Most millennials incorrectly assume they’ll never accumulate $1 million over the course of their lifetime, according to the Wells Fargo Millennial study conducted by GfK, released Wednesday. Sixty-four percent of millennials believe they’ll never accumulate that amount.
“Millennials may not realize that if they start saving consistently by their mid-20s—and stay invested for the duration of their working years—they will likely accumulate $1 million by the time they retire,” said Joe Ready, director of Institutional Retirement and Trust for Wells Fargo.
Often cited as the benchmark to fund a multi-decade retirement, $1 million may not even be enough for the younger generations planning ahead.
But, as the study indicates, a lot of the issues facing young investors have to do with their outlook as a result of life after college—not so much their savings habits.
Over a third of millennials have student loan debt, with the median debt load exceeding $19,000. Seventy-five percent of those with student loans describe their debt as “unmanageable.” Even after taking out loans, more than half of the younger generation say they are not working in their preferred career.
Despite their debt load, many in this generation are putting money away for retirement.
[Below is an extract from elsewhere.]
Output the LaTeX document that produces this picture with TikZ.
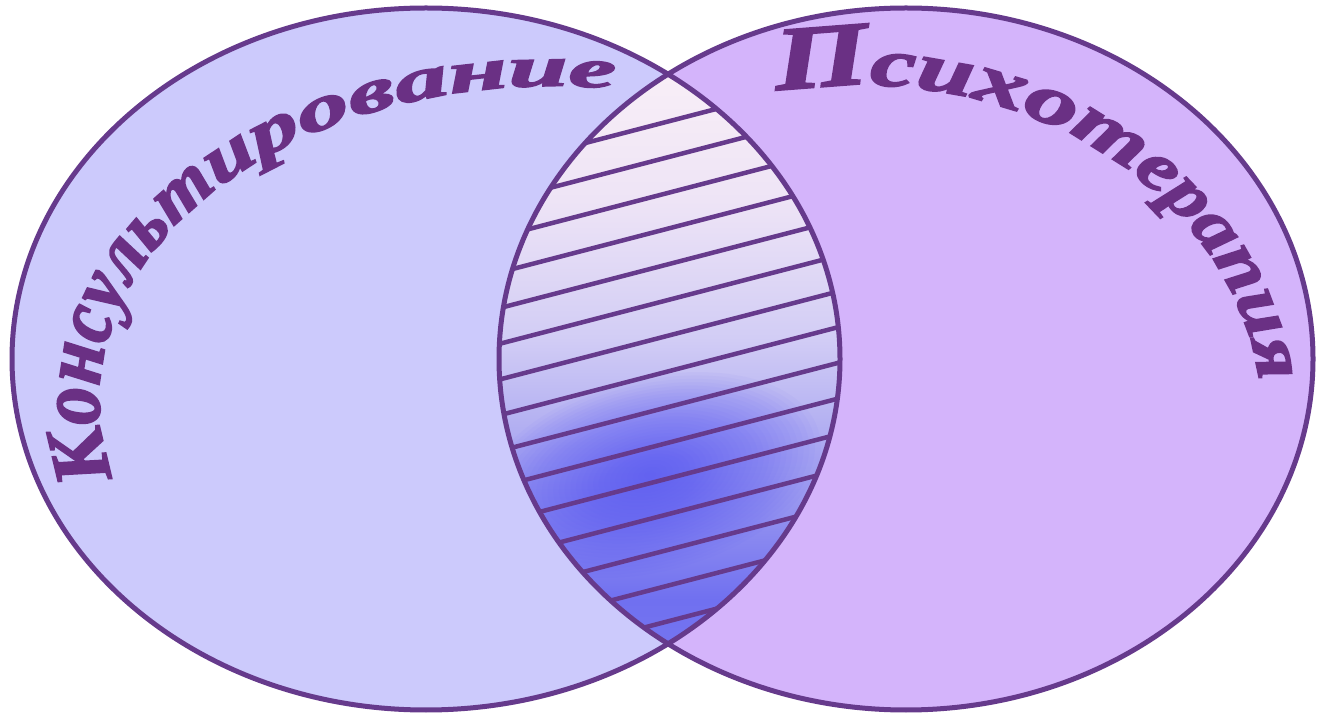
\documentclass[tikz,border=0pt]{standalone}
\usepackage{fontspec}
\setmainfont{Liberation Serif}
\newfontfamily\arcfont{Liberation Serif}[FakeBold=2.5]
\definecolor{leftfill}{RGB}{204,202,252}
\definecolor{rightfill}{RGB}{212,180,251}
\definecolor{edge}{RGB}{102,58,140}
\definecolor{ink}{RGB}{106,48,132}
\definecolor{lenstop}{RGB}{251,241,247}
\definecolor{lensupper}{RGB}{238,228,246}
\definecolor{lensmid}{RGB}{210,205,245}
\definecolor{lenslow}{RGB}{160,158,240}
\definecolor{lensdeep}{RGB}{112,112,240}
\definecolor{lensb2}{RGB}{126,126,240}
\definecolor{lensbot}{RGB}{152,152,240}
\definecolor{lensblue}{RGB}{78,78,242}
\pgfdeclareverticalshading{lensv}{100bp}{color(0bp)=(lensbot); color(4bp)=(lensbot); color(15bp)=(lensb2); color(29bp)=(lensdeep); color(39.5bp)=(lenslow); color(52bp)=(lensmid); color(64bp)=(lensupper); color(78bp)=(lenstop); color(100bp)=(lenstop)}
\tikzset{
  outline/.style={draw=edge, line width=5pt},
  hatch/.style={draw=edge, line width=4.5pt},
  lettr/.style={text=ink, inner sep=0pt, anchor=base},
}
\newbox\arcbox
\newcommand\arcmeasure[2]{%
  \pgfinterruptpicture
    \setbox\arcbox=\hbox{\fontsize{#1}{#1}\selectfont\arcfont\bfseries\itshape #2}%
    \xdef\wnat{\the\wd\arcbox}%
  \endpgfinterruptpicture
}
% #1 prefix, #2 cx, #3 cy, #4 a, #5 b, #6 start angle, #7 arc length, #8 letters
\newcommand\arcword[8]{%
  \gdef\arctot{0}%
  \foreach \lch/\lfs/\lsx in {#8} {%
    \arcmeasure{\lfs}{\lch}%
    \pgfmathsetmacro{\arct}{\arctot+\lsx*\wnat}%
    \xdef\arctot{\arct}%
  }%
  \pgfmathsetmacro{\arcfac}{#7/\arctot}%
  \xdef\arcfac{\arcfac}%
  \xdef\arccur{#6}%
  \foreach \lch/\lfs/\lsx [count=\i] in {#8} {%
    \arcmeasure{\lfs}{\lch}%
    \pgfmathsetmacro{\hw}{0.5*\arcfac*\lsx*\wnat}%
    \pgfmathsetmacro{\spd}{100*sqrt((#4/100*sin(\arccur))^2+(#5/100*cos(\arccur))^2)}%
    \pgfmathsetmacro{\phc}{\arccur-\hw/\spd*57.29578}%
    \pgfmathsetmacro{\spd}{100*sqrt((#4/100*sin(\phc))^2+(#5/100*cos(\phc))^2)}%
    \pgfmathsetmacro{\phn}{\phc-\hw/\spd*57.29578}%
    \xdef\arccur{\phn}%
    \pgfmathsetmacro{\px}{#2+#4*cos(\phc)}%
    \pgfmathsetmacro{\py}{#3+#5*sin(\phc)}%
    \pgfmathsetmacro{\rot}{atan2(-#5*cos(\phc), #4*sin(\phc))}%
    \pgfmathsetmacro{\xs}{\arcfac*\lsx}%
    \node[lettr, rotate=\rot, xscale=\xs, font={\fontsize{\lfs}{\lfs}\selectfont\arcfont\bfseries\itshape}] (#1\i) at (\px,\py) {\lch};
  }%
}
\begin{document}
\begin{tikzpicture}[x=1pt,y=1pt]
\useasboundingbox (0,0) rectangle (1317,715);
\fill[white] (0,0) rectangle (1317,715);
\coordinate (lc) at (426,356);
\coordinate (rc) at (906,356);
\fill[leftfill] (lc) ellipse [x radius=414pt, y radius=351pt];
\fill[rightfill] (rc) ellipse [x radius=407pt, y radius=351pt];
\begin{scope}
  \clip (lc) ellipse [x radius=414pt, y radius=351pt];
  \clip (rc) ellipse [x radius=407pt, y radius=351pt];
  \shade[shading=lensv] (495,70) rectangle (845,640);
  \foreach \k in {1,...,30} {
    \fill[lensblue, fill opacity=0.035, rotate around={14:(650,240)}] (650,240) ellipse [x radius={(180-5.8*\k)*1pt}, y radius={(100-3.2*\k)*1pt}];
  }
  \foreach \k in {0,...,14} {
    \draw[hatch] (470,{715-(121+35.7*\k)-52}) -- (870,{715-(121+35.7*\k)+52});
  }
\end{scope}
\draw[outline] (lc) ellipse [x radius=414pt, y radius=351pt];
\draw[outline] (rc) ellipse [x radius=407pt, y radius=351pt];
% Консультирование
\arcword{kons}{553}{315}{454}{314}{194.2}{745}{К/80/0.95, о/88/0.8, н/86/0.8, с/83/0.82, у/80/0.85, л/77/0.9, ь/74/0.95, т/72/1.0, и/69/1.2, р/66/1.4, о/63/1.55, в/61/1.6, а/60/1.65, н/58/1.7, и/57/1.75, е/55/1.8}
% Психотерапия
\arcword{psy}{860}{295}{402}{335}{101.9}{628}{П/90/1.15, с/68/1.3, и/68/1.3, х/70/1.3, о/70/1.3, т/70/1.2, е/70/1.05, р/70/1.0, а/70/1.0, п/72/1.0, и/72/1.0, я/72/1.0}
\end{tikzpicture}
\end{document}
Six in 10 millenials have begun investing, with 44 percent saving 1 to 5 percent of their income, 33 percent saving 6 to 10 percent and 6 percent saving 11 to 14 percent.
In the report, Wells Fargo suggests millennials earning a salary of $32,000 at age 25 save 5 percent of their income, increasing their savings rate 2 percent each year, up to 13 percent. Reaching $1 million in savings by age 65 is conceivable, assuming a 2 percent annual salary increase and a 7 percent return on assets.
For the generation as a whole, says Ready, it all comes down to saving as much as possible, as soon as possible. “Millennials have the power of time on their side and need to embrace it.”